Christianity’s message is a radical thing. Few of us realize just how radical a message it is. I suppose mostly that stems from the various meanings of the word faith. Somewhere along the line in Christian circles, faith has come to mean that a person or group of persons subscribe to a certain set of doctrinal understandings. I hear this reflected regularly as in the question or assertion: does this Church teach the faith once delivered to the saints? What is really being asked is along the lines of, “well, is it consistent with apostolic teaching?”

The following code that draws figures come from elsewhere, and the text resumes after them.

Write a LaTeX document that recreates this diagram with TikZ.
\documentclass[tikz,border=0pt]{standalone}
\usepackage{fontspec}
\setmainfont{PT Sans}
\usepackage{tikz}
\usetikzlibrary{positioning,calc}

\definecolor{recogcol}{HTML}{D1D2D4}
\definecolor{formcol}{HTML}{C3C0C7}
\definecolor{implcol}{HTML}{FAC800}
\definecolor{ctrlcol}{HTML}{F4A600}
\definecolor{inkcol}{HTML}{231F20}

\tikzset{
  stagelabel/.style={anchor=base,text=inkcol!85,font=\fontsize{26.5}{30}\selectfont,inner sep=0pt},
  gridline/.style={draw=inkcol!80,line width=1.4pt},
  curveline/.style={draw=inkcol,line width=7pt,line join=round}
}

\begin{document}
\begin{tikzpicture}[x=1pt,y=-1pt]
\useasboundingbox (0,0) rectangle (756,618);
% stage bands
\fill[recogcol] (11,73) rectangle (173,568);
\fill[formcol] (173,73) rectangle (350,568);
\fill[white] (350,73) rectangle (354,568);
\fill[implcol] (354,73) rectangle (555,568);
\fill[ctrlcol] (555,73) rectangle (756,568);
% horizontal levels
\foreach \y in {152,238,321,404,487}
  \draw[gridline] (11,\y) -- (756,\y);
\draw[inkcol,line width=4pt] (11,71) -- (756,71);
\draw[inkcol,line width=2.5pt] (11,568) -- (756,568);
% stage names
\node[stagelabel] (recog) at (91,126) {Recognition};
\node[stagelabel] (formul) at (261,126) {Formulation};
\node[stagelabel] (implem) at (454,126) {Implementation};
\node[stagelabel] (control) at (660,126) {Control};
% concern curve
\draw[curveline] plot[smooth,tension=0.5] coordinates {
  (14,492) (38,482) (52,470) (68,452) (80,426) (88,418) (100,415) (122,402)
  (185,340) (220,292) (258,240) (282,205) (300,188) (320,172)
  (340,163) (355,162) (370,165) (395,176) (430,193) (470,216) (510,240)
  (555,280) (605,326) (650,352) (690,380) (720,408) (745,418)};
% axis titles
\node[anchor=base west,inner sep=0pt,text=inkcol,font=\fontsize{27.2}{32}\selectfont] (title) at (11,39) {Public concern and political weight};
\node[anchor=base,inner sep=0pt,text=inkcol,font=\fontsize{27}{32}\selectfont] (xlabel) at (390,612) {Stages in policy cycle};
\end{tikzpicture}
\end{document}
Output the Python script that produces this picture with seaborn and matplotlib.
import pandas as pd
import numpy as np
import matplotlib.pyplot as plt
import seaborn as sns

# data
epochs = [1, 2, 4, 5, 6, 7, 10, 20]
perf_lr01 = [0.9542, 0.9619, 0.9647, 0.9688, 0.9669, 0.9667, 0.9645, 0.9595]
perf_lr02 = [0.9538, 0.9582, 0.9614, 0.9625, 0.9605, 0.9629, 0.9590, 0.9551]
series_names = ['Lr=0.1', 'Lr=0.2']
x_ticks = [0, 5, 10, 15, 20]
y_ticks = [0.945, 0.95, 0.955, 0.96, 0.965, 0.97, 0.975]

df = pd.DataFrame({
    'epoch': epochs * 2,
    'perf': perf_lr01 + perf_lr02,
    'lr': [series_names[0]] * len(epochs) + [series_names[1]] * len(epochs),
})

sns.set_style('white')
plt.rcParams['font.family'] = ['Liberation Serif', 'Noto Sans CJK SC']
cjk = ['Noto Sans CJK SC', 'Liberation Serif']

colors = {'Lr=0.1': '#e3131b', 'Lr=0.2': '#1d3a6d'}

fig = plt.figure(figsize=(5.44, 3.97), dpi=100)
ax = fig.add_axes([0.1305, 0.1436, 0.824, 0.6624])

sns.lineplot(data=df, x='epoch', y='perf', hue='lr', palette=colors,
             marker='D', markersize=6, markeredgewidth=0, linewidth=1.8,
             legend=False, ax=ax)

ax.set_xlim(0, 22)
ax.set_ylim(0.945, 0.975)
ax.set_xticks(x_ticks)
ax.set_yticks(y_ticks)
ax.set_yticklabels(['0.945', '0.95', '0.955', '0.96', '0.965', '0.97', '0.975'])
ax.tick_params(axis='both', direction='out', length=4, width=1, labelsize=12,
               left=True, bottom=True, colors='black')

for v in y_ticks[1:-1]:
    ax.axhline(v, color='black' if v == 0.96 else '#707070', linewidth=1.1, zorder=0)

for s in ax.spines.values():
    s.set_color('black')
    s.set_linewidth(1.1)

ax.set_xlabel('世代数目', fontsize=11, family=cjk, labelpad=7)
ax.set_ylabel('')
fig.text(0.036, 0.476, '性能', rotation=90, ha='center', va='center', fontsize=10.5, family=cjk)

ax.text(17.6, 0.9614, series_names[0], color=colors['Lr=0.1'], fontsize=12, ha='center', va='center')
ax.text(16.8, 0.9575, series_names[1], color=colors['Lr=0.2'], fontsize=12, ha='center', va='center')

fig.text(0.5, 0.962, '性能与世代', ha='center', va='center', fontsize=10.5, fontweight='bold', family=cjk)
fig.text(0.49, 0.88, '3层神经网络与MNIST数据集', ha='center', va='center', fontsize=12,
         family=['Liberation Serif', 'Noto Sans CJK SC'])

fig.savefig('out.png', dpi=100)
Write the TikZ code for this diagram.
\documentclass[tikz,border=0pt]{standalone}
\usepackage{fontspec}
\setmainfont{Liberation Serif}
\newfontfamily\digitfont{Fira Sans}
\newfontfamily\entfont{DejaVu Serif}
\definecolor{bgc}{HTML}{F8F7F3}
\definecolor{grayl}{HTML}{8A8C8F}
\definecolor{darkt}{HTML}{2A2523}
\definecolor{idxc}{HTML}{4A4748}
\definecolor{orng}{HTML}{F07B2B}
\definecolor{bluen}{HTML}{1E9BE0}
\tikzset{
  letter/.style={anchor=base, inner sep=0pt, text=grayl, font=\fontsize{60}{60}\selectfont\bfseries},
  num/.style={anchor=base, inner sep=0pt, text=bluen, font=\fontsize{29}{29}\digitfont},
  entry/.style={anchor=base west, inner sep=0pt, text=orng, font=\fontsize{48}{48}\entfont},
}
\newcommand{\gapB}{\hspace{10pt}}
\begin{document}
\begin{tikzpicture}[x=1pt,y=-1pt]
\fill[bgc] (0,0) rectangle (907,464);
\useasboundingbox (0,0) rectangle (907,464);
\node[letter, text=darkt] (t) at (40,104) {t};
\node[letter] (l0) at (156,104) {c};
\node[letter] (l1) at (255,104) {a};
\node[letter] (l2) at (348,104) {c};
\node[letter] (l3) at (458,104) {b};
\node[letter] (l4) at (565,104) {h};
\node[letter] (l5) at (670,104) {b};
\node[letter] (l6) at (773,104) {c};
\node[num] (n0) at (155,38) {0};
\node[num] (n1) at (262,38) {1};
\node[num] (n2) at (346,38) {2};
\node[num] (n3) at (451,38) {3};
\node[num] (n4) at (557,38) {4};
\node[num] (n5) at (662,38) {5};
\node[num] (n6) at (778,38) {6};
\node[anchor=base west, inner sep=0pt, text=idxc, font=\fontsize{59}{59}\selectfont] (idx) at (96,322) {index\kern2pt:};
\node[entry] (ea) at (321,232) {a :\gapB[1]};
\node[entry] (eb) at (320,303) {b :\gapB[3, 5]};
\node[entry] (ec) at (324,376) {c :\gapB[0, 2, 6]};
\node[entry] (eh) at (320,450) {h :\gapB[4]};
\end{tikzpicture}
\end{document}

For good or for ill, most Christian teaching of the Christian Faith centers on the doctrine of the Christian Faith. We therefore have the tendency to forget that the “faith once delivered to the saints” was a dynamic, living encounter with the Risen Lord Jesus Christ. The faith, once delivered to the saints was a living charism (anointing) in the power of the Holy Spirit—an anointing that led humble fishermen to testify to the power of Jesus as the Messiah—an anointing that led a promising rabbinic student named Paul to wander homeless from place to place proclaiming the message of the new life in Jesus Christ.
Faith, in other contexts, means to have a reasoned reflection based on the experience of a person, and to make choices and decisions about life based on that reasoned reflection. It implies that there is a covenanted relationship of trust between persons. It implies that there is a dynamic and living relationship among the two parties. When you say to your spouse, significant other, or another person, “I have faith in you,” it will not get you very far in the relationship if what you convey is “I have a system of lifeless beliefs about you.”
A great deal of discredit is done in the face of contemporary Christianity where what is proclaimed comes across as the magicthink that all you have to do is “believe in the Lord Jesus,” because the impression is given that there is no other expectation that belief. Ignored are those passages of scripture that are abundant enough which suggest that it is possible for a person to so mishandle the gift of salvation so as to lose it. Thus, Saint Paul mentions that he takes care (1 Cor. 9.27) lest after having preached to others, he be disqualified from obtaining the prize.
Easter reminds us that the faith of the saints was a dynamic encounter with the living and Risen Lord Jesus Christ. If you would have the “faith once delivered to the saints,” strive to know Jesus.